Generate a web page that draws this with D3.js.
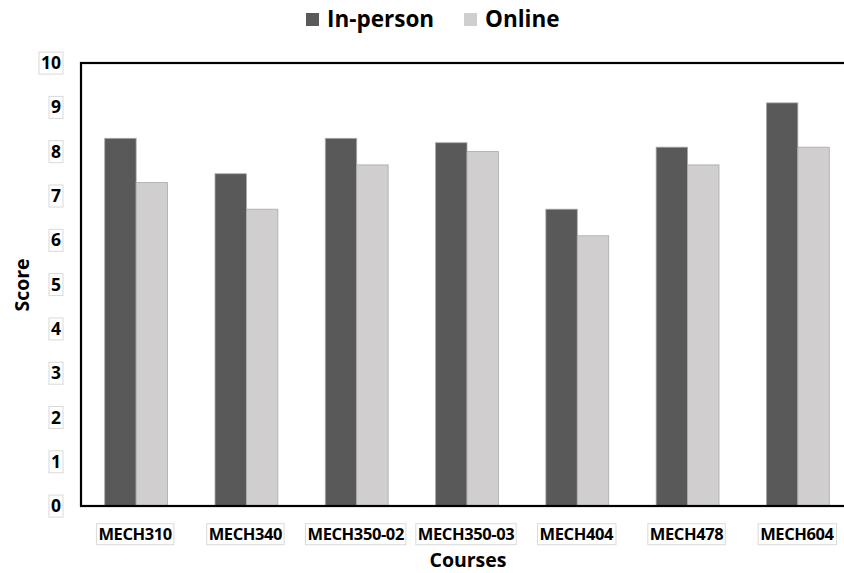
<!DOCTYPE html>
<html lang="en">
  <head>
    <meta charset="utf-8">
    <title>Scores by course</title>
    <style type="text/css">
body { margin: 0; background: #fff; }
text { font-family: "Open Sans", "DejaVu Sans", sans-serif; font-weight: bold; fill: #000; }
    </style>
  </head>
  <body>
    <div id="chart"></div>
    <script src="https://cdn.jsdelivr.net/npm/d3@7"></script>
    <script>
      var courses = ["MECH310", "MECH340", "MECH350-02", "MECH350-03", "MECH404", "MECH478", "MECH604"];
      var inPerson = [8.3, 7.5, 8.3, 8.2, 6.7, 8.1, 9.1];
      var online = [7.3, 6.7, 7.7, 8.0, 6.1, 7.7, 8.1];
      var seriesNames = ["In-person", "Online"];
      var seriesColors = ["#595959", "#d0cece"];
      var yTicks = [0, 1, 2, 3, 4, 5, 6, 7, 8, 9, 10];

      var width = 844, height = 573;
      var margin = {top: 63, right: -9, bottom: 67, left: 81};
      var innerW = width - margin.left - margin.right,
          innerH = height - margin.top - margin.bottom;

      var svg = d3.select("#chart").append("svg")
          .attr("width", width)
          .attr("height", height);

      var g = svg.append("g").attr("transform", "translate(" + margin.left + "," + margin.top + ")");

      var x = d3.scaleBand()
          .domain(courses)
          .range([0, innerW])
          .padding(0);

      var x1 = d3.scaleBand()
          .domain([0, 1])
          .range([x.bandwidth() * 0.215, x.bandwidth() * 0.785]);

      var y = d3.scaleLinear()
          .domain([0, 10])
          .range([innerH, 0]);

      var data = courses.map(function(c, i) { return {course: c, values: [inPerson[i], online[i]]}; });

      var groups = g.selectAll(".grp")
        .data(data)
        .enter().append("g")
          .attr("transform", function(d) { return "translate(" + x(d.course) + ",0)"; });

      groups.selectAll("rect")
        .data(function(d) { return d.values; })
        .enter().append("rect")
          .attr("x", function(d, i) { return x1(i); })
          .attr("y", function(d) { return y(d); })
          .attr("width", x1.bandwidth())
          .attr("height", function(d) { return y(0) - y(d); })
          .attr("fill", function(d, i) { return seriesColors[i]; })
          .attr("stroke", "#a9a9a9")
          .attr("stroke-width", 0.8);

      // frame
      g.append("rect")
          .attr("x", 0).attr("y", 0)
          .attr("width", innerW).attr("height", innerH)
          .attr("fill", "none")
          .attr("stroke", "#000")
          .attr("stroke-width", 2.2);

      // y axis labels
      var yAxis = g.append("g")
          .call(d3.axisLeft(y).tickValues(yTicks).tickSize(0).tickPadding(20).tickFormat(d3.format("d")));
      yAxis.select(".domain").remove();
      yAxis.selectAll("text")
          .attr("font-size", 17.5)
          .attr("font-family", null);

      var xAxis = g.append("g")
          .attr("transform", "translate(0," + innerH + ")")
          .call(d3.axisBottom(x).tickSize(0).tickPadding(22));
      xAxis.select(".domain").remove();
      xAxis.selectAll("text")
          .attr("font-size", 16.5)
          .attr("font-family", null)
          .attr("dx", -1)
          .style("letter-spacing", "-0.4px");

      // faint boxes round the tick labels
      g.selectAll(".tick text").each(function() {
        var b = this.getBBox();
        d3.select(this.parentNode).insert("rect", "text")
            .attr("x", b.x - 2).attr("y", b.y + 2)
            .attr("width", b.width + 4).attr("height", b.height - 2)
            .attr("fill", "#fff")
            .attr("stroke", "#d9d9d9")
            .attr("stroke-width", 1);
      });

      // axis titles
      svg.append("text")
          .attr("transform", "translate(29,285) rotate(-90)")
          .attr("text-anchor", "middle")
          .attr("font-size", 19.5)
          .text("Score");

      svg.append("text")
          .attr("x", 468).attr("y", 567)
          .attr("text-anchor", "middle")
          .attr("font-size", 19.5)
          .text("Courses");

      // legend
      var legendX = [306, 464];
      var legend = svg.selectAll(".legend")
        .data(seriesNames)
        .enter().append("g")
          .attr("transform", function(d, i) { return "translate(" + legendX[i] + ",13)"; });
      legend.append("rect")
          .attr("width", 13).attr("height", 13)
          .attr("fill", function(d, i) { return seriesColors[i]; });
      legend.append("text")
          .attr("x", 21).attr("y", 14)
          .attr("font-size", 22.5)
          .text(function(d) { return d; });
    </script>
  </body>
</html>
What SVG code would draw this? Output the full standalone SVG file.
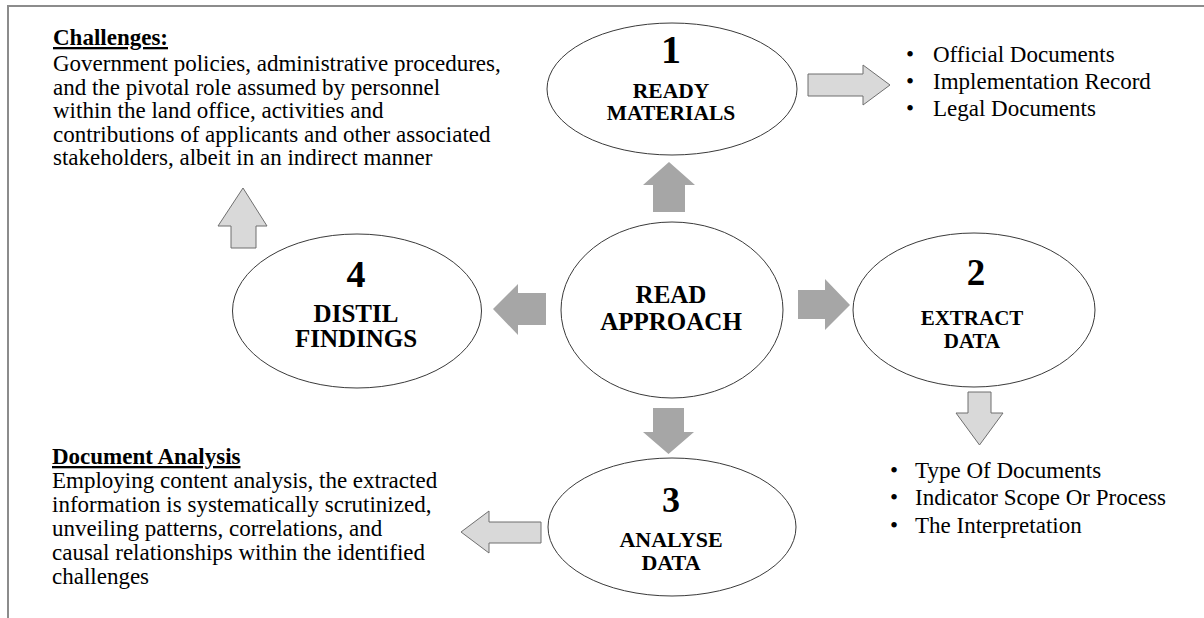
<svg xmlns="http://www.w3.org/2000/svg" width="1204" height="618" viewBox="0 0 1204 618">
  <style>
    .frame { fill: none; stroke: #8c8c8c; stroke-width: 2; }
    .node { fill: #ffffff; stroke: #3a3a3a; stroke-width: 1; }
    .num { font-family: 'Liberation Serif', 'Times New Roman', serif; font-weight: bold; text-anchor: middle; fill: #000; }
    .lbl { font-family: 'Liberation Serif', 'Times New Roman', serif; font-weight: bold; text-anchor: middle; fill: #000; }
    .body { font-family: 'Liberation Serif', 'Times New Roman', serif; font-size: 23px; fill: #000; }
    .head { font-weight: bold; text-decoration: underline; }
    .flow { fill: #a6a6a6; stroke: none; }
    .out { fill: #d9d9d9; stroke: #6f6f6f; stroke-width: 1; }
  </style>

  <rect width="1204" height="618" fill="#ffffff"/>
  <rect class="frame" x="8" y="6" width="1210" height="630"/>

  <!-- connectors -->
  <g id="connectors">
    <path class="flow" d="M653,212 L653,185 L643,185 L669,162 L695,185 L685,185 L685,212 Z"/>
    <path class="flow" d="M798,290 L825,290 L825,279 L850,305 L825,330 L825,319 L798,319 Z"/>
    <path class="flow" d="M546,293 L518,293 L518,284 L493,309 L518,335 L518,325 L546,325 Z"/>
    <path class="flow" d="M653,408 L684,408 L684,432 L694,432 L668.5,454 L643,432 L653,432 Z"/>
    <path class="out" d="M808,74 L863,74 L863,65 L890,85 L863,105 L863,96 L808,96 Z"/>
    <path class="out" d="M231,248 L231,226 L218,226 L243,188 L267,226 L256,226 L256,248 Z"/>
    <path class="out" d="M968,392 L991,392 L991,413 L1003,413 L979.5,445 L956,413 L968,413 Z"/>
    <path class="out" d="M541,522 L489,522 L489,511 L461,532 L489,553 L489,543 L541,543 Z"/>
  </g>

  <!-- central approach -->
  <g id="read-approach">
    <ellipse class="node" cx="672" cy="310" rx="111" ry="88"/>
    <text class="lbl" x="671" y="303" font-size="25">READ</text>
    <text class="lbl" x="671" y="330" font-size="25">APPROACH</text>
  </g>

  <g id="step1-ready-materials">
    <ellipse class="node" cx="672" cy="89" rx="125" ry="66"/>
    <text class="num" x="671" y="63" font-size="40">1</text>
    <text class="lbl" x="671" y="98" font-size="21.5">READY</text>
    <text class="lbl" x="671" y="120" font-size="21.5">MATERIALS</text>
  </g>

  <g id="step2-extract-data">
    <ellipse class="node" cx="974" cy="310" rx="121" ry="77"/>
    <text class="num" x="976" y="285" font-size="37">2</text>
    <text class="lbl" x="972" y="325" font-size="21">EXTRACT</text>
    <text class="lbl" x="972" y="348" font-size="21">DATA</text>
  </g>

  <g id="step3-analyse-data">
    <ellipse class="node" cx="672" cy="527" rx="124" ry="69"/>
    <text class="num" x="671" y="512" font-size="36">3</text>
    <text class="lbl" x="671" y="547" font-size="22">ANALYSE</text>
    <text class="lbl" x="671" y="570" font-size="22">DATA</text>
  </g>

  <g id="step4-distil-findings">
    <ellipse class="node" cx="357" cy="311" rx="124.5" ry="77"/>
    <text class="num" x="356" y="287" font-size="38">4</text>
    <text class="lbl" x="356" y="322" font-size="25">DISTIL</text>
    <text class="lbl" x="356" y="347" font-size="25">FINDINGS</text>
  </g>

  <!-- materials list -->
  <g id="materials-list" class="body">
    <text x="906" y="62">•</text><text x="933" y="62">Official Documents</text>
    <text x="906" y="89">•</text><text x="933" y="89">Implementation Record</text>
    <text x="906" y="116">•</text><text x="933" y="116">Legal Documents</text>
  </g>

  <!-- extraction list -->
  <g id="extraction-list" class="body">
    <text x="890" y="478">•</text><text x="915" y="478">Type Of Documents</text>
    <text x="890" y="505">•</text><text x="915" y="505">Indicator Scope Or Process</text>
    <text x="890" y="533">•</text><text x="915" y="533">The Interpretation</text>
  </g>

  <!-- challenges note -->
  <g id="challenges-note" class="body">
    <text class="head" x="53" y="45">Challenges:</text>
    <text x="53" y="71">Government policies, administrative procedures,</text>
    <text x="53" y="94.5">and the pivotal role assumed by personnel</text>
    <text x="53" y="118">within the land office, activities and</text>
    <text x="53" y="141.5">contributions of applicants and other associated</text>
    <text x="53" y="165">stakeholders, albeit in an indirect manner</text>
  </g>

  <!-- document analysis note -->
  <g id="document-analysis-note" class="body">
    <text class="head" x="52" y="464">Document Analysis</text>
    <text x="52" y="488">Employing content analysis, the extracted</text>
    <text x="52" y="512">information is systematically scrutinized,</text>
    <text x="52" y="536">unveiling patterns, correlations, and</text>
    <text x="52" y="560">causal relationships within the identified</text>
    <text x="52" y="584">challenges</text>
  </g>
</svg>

○ ○ ○ ○ ○

The exercise
Copy nothing but the lines from the first one in the listing through the line with "var data = courses.map(function(c, i)", and omit the pictures.

Exercise answer
Generate a web page that draws this with D3.js.
<!DOCTYPE html>
<html lang="en">
  <head>
    <meta charset="utf-8">
    <title>Scores by course</title>
    <style type="text/css">
body { margin: 0; background: #fff; }
text { font-family: "Open Sans", "DejaVu Sans", sans-serif; font-weight: bold; fill: #000; }
    </style>
  </head>
  <body>
    <div id="chart"></div>
    <script src="https://cdn.jsdelivr.net/npm/d3@7"></script>
    <script>
      var courses = ["MECH310", "MECH340", "MECH350-02", "MECH350-03", "MECH404", "MECH478", "MECH604"];
      var inPerson = [8.3, 7.5, 8.3, 8.2, 6.7, 8.1, 9.1];
      var online = [7.3, 6.7, 7.7, 8.0, 6.1, 7.7, 8.1];
      var seriesNames = ["In-person", "Online"];
      var seriesColors = ["#595959", "#d0cece"];
      var yTicks = [0, 1, 2, 3, 4, 5, 6, 7, 8, 9, 10];

      var width = 844, height = 573;
      var margin = {top: 63, right: -9, bottom: 67, left: 81};
      var innerW = width - margin.left - margin.right,
          innerH = height - margin.top - margin.bottom;

      var svg = d3.select("#chart").append("svg")
          .attr("width", width)
          .attr("height", height);

      var g = svg.append("g").attr("transform", "translate(" + margin.left + "," + margin.top + ")");

      var x = d3.scaleBand()
          .domain(courses)
          .range([0, innerW])
          .padding(0);

      var x1 = d3.scaleBand()
          .domain([0, 1])
          .range([x.bandwidth() * 0.215, x.bandwidth() * 0.785]);

      var y = d3.scaleLinear()
          .domain([0, 10])
          .range([innerH, 0]);

      var data = courses.map(function(c, i) { return {course: c, values: [inPerson[i], online[i]]}; });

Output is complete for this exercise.